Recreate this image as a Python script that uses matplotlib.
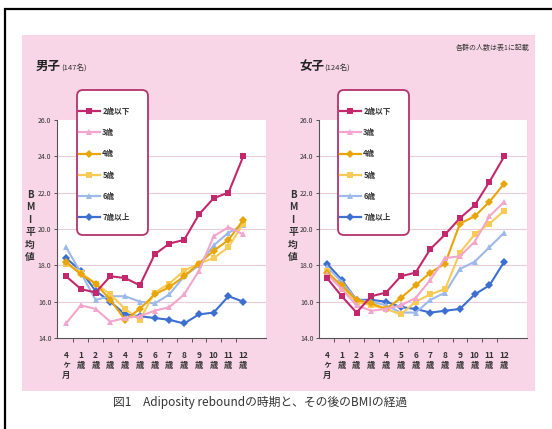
import matplotlib
matplotlib.use("Agg")
import matplotlib.pyplot as plt
from matplotlib.lines import Line2D
from matplotlib.patches import Rectangle, FancyBboxPatch

plt.rcParams['font.family'] = ['Noto Sans CJK JP', 'DejaVu Sans']

# x categories: 4 months, then 1..12 years
age_labels = ["4\nヶ\n月", "1\n歳", "2\n歳", "3\n歳", "4\n歳", "5\n歳", "6\n歳",
              "7\n歳", "8\n歳", "9\n歳", "10\n歳", "11\n歳", "12\n歳"]

# groups by age at adiposity rebound
groups = ["2歳以下", "3歳", "4歳", "5歳", "6歳", "7歳以上"]
colors = ["#C4286C", "#F2A6CC", "#E9A408", "#F9CB56", "#9DB9EA", "#3C6FD0"]
markers = ["s", "^", "D", "s", "^", "D"]

# boys (147)
boys_le2 = [17.4, 16.7, 16.5, 17.4, 17.3, 16.9, 18.6, 19.2, 19.4, 20.8, 21.7, 22.0, 24.0]
boys_3 = [14.8, 15.8, 15.6, 14.9, 15.1, 15.2, 15.5, 15.7, 16.4, 17.7, 19.6, 20.1, 19.7]
boys_4 = [18.2, 17.5, 17.0, 16.1, 15.0, 15.6, 16.4, 16.8, 17.4, 18.1, 18.8, 19.4, 20.5]
boys_5 = [18.1, 17.6, 17.0, 16.4, 15.6, 15.0, 16.5, 17.0, 17.7, 18.1, 18.4, 19.0, 20.3]
boys_6 = [19.0, 17.6, 16.1, 16.3, 16.3, 16.0, 15.9, 16.4, 17.4, 18.0, 19.1, 19.8, 20.2]
boys_ge7 = [18.4, 17.7, 16.6, 16.0, 15.3, 15.2, 15.1, 15.0, 14.8, 15.3, 15.4, 16.3, 16.0]

# girls (124)
girls_le2 = [17.3, 16.3, 15.4, 16.3, 16.5, 17.4, 17.6, 18.9, 19.7, 20.6, 21.3, 22.6, 24.0]
girls_3 = [17.5, 16.7, 15.8, 15.5, 15.6, 15.8, 16.2, 17.2, 18.4, 18.5, 19.3, 20.7, 21.5]
girls_4 = [17.6, 16.9, 16.1, 15.9, 15.6, 16.2, 16.9, 17.6, 18.1, 20.3, 20.7, 21.5, 22.5]
girls_5 = [17.7, 16.8, 16.0, 15.8, 15.6, 15.3, 16.0, 16.4, 16.7, 18.7, 19.7, 20.3, 21.0]
girls_6 = [17.9, 17.1, 16.1, 16.0, 15.8, 15.4, 15.4, 16.1, 16.5, 17.8, 18.2, 19.0, 19.8]
girls_ge7 = [18.1, 17.2, 16.1, 16.1, 16.0, 15.7, 15.6, 15.4, 15.5, 15.6, 16.4, 16.9, 18.2]

boys = [boys_le2, boys_3, boys_4, boys_5, boys_6, boys_ge7]
girls = [girls_le2, girls_3, girls_4, girls_5, girls_6, girls_ge7]

W, H = 552, 429
fig = plt.figure(figsize=(W / 100, H / 100), dpi=100)
fig.patch.set_facecolor("white")


def fx(px):
    return px / W


def fy(py):
    return 1 - py / H


def pixel_layer(z):
    lay = fig.add_axes([0, 0, 1, 1], zorder=z)
    lay.set_xlim(0, W)
    lay.set_ylim(H, 0)
    lay.axis("off")
    lay.patch.set_alpha(0)
    return lay


# background layer: pink panel and page frame (pixel coordinates, y downward)
bg = pixel_layer(-10)
bg.add_patch(Rectangle((22, 35), 513, 356, facecolor="#F8D6E8", edgecolor="none"))
bg.plot([W, 5, 5], [9, 9, H], color="black", lw=1.6, solid_joinstyle="miter",
        solid_capstyle="butt")

# overlay layer for the legend boxes (above the plots, below legend entries)
top = pixel_layer(1)

pink_line = "#B5336B"


def draw_panel(rect, series, x0, title, count, title_x, box_x, ylab_x):
    ax = fig.add_axes(rect)
    ax.set_facecolor("white")
    n = len(age_labels)
    xs = list(range(n))
    for i in reversed(range(len(groups))):
        ax.plot(xs, series[i], color=colors[i], marker=markers[i], lw=1.5,
                markersize=4.8 if markers[i] != "D" else 4.2,
                markeredgewidth=0, label=groups[i], zorder=3 + (5 - i) * 0.1)
    ax.set_ylim(14, 26)
    ax.set_xlim(x0, 13.54)
    ax.set_yticks([14, 16, 18, 20, 22, 24, 26])
    ax.set_yticklabels(["14.0", "16.0", "18.0", "20.0", "22.0", "24.0", "26.0"],
                       fontsize=5, color="#333333")
    for y in [16, 18, 20, 22, 24]:
        ax.axhline(y, color="#EACBDA", lw=0.8, zorder=1)
    ax.set_xticks(xs)
    ax.set_xticklabels(age_labels, fontsize=6, fontweight="bold", color="#333333",
                       linespacing=1.15, va="top")
    ax.set_xticks([i + 0.5 for i in range(n - 1)], minor=True)
    ax.tick_params(axis="x", which="major", length=0, pad=9)
    ax.tick_params(axis="x", which="minor", length=3, width=0.7, color="#555555",
                   direction="out")
    ax.tick_params(axis="y", length=2.5, width=0.7, color="#555555", pad=1.5)
    for s in ["top", "right"]:
        ax.spines[s].set_visible(False)
    for s in ["left", "bottom"]:
        ax.spines[s].set_color("#555555")
        ax.spines[s].set_linewidth(0.8)

    # titles
    fig.text(fx(title_x), fy(70), title, fontsize=9, fontweight="bold",
             color="#222222", ha="left", va="baseline")
    fig.text(fx(title_x + 25), fy(70), count, fontsize=5.5, color="#333333",
             ha="left", va="baseline")
    # vertical y label
    fig.text(fx(ylab_x), fy(226), "B\nM\nI\n平\n均\n値", fontsize=7,
             fontweight="bold", color="#333333", ha="center", va="center",
             linespacing=1.3)

    # legend: rounded white box with entries inside
    top.add_patch(FancyBboxPatch((box_x, 90), 71, 145,
                                 boxstyle="round,pad=0,rounding_size=6",
                                 facecolor="white", edgecolor=pink_line, lw=1.3))
    handles = [Line2D([0], [0], color=colors[i], marker=markers[i], lw=1.6,
                      markersize=4.8 if markers[i] != "D" else 4.2,
                      markeredgewidth=0) for i in range(len(groups))]
    leg = fig.legend(handles, groups, loc="center left",
                     bbox_to_anchor=(fx(box_x + 2), fy(164.5)),
                     bbox_transform=fig.transFigure, borderaxespad=0,
                     fontsize=5.5, handlelength=2.7, handletextpad=0.35,
                     labelspacing=1.6, borderpad=0, frameon=False)
    leg.set_zorder(10)
    for t in leg.get_texts():
        t.set_fontweight("bold")
        t.set_color("#333333")
    return ax


draw_panel([fx(57), fy(338), fx(266) - fx(57), fy(120) - fy(338)], boys, -0.61,
           "男子", "(147名)", 36, 77, 30)
draw_panel([fx(319), fy(338), fx(527) - fx(319), fy(120) - fy(338)], girls, -0.54,
           "女子", "(124名)", 299, 338, 293)

fig.text(fx(530), fy(50), "各群の人数は表1に記載", fontsize=5, color="#333333",
         ha="right", va="baseline")
fig.text(fx(113), fy(406), "図1　Adiposity reboundの時期と、その後のBMIの経過",
         fontsize=8.5, color="#333333", ha="left", va="baseline")

fig.savefig("out.png", dpi=100)
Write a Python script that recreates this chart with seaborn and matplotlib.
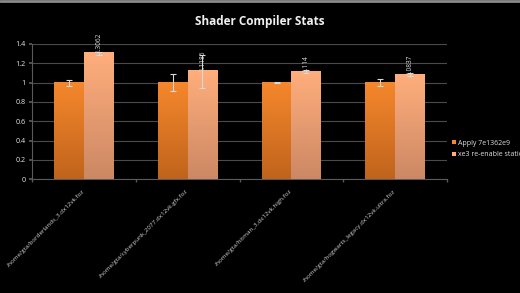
import numpy as np
import pandas as pd
import matplotlib
matplotlib.use("Agg")
import matplotlib.pyplot as plt
import seaborn as sns
from matplotlib.colors import LinearSegmentedColormap
from matplotlib.lines import Line2D

categories = [
    "/home/gta/borderlands_3.dx12vk.foz",
    "/home/gta/cyberpunk_2077.dx12vk.gfx.foz",
    "/home/gta/hitman_3.dx12vk.high.foz",
    "/home/gta/hogwarts_legacy.dx12vk.ultra.foz",
]
series_names = ["Apply 7e1362e9", "xe3 re-enable static"]
apply_vals = [1.0, 1.0, 1.0, 1.0]
apply_err = [0.03, 0.09, 0.005, 0.035]
xe3_vals = [1.3062, 1.1186, 1.114, 1.0837]
xe3_err = [0.015, 0.17, 0.012, 0.012]
xe3_labels = ["1.3062", "1.1186", "1.114", "1.0837"]
yticks = [0, 0.2, 0.4, 0.6, 0.8, 1.0, 1.2, 1.4]
ytick_labels = ["0", "0.2", "0.4", "0.6", "0.8", "1", "1.2", "1.4"]

df = pd.DataFrame({
    "file": categories * 2,
    "series": [series_names[0]] * 4 + [series_names[1]] * 4,
    "value": apply_vals + xe3_vals,
})

sns.set_theme(style="dark")
plt.rcParams["font.family"] = ["Open Sans", "DejaVu Sans"]

fig = plt.figure(figsize=(5.2, 2.93), dpi=100, facecolor="black")
ax = fig.add_axes([32 / 520, 1 - 179.3 / 293, (447 - 32) / 520, (179.3 - 44) / 293])
ax.set_facecolor("black")

top_cols = ["#F5872C", "#FFAE7C"]
bot_cols = ["#C0641C", "#CC8864"]

sns.barplot(data=df, x="file", y="value", hue="series", hue_order=series_names,
            palette=top_cols, width=0.573, ax=ax, legend=False, errorbar=None,
            saturation=1, linewidth=0, zorder=3)

ax.set_ylim(0, 1.4)
ax.set_xlim(-0.5, 3.5)

errs = [apply_err, xe3_err]
bar_containers = list(ax.containers)
for si, cont in enumerate(bar_containers):
    cmap = LinearSegmentedColormap.from_list("g", [bot_cols[si], top_cols[si]])
    for ci, bar in enumerate(cont):
        x0 = bar.get_x()
        w = bar.get_width()
        h = bar.get_height()
        grad = np.linspace(0, 1, 64).reshape(-1, 1)
        ax.imshow(grad, extent=[x0, x0 + w, 0, h], origin="lower", aspect="auto",
                  cmap=cmap, zorder=3.5, interpolation="bilinear")
        xc = x0 + w / 2
        ax.errorbar(xc, h, yerr=errs[si][ci], color="#D8D8D8", elinewidth=0.8,
                    capsize=2, capthick=0.8, zorder=5)
        if si == 1:
            ax.text(xc, h, xe3_labels[ci], rotation=90, ha="center", va="bottom",
                    fontsize=4.7, color="#E0E0E0", zorder=6)

ax.set_ylim(0, 1.4)
ax.set_xlim(-0.5, 3.5)
ax.set_yticks(yticks)
ax.set_yticklabels(ytick_labels, fontsize=5.2, color="#E8E8E8")
ax.yaxis.grid(True, color="#4A4A4A", linewidth=0.8, zorder=0)
ax.xaxis.grid(False)
ax.tick_params(axis="y", length=2.5, color="#5A5A5A", pad=2, left=True)

ax.set_xticks([0, 1, 2, 3])
ax.set_xticklabels(categories, rotation=45, ha="right", va="center",
                   rotation_mode="anchor", fontsize=4.5, color="#D0D0D0")
ax.tick_params(axis="x", length=0, pad=8)
ax.set_xticks([-0.5, 0.5, 1.5, 2.5, 3.5], minor=True)
ax.tick_params(axis="x", which="minor", length=2.5, color="#5A5A5A", bottom=True)
ax.set_xlabel("")
ax.set_ylabel("")

for side in ["top", "right"]:
    ax.spines[side].set_visible(False)
for side in ["left", "bottom"]:
    ax.spines[side].set_visible(True)
    ax.spines[side].set_color("#5A5A5A")
    ax.spines[side].set_linewidth(0.8)

fig.suptitle("Shader Compiler Stats", x=0.5, y=1 - 22 / 293, va="center",
             fontsize=8.5, fontweight="bold", color="#F0F0F0")

handles = [Line2D([0], [0], marker="s", linestyle="none", markersize=3.5,
                  markerfacecolor=top_cols[i], markeredgewidth=0) for i in range(2)]
fig.legend(handles, series_names, loc="center left", bbox_to_anchor=(451 / 520, 1 - 149 / 293),
           frameon=False, fontsize=5, labelcolor="#E0E0E0", handletextpad=0.2,
           handlelength=0.8, labelspacing=0.6, borderaxespad=0, borderpad=0)

fig.add_artist(Line2D([0, 1], [1 - 1 / 293, 1 - 1 / 293], color="#8A8A8A",
                      linewidth=2, transform=fig.transFigure))

fig.savefig("out.png", dpi=100, facecolor="black")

TASK OBJECTIVE: Omitting all pictures, restate exactly the lines of the material from its start through the line that contains "15.4, 16.3, 16.0]".

ANSWER BELOW:
Recreate this image as a Python script that uses matplotlib.
import matplotlib
matplotlib.use("Agg")
import matplotlib.pyplot as plt
from matplotlib.lines import Line2D
from matplotlib.patches import Rectangle, FancyBboxPatch

plt.rcParams['font.family'] = ['Noto Sans CJK JP', 'DejaVu Sans']

# x categories: 4 months, then 1..12 years
age_labels = ["4\nヶ\n月", "1\n歳", "2\n歳", "3\n歳", "4\n歳", "5\n歳", "6\n歳",
              "7\n歳", "8\n歳", "9\n歳", "10\n歳", "11\n歳", "12\n歳"]

# groups by age at adiposity rebound
groups = ["2歳以下", "3歳", "4歳", "5歳", "6歳", "7歳以上"]
colors = ["#C4286C", "#F2A6CC", "#E9A408", "#F9CB56", "#9DB9EA", "#3C6FD0"]
markers = ["s", "^", "D", "s", "^", "D"]

# boys (147)
boys_le2 = [17.4, 16.7, 16.5, 17.4, 17.3, 16.9, 18.6, 19.2, 19.4, 20.8, 21.7, 22.0, 24.0]
boys_3 = [14.8, 15.8, 15.6, 14.9, 15.1, 15.2, 15.5, 15.7, 16.4, 17.7, 19.6, 20.1, 19.7]
boys_4 = [18.2, 17.5, 17.0, 16.1, 15.0, 15.6, 16.4, 16.8, 17.4, 18.1, 18.8, 19.4, 20.5]
boys_5 = [18.1, 17.6, 17.0, 16.4, 15.6, 15.0, 16.5, 17.0, 17.7, 18.1, 18.4, 19.0, 20.3]
boys_6 = [19.0, 17.6, 16.1, 16.3, 16.3, 16.0, 15.9, 16.4, 17.4, 18.0, 19.1, 19.8, 20.2]
boys_ge7 = [18.4, 17.7, 16.6, 16.0, 15.3, 15.2, 15.1, 15.0, 14.8, 15.3, 15.4, 16.3, 16.0]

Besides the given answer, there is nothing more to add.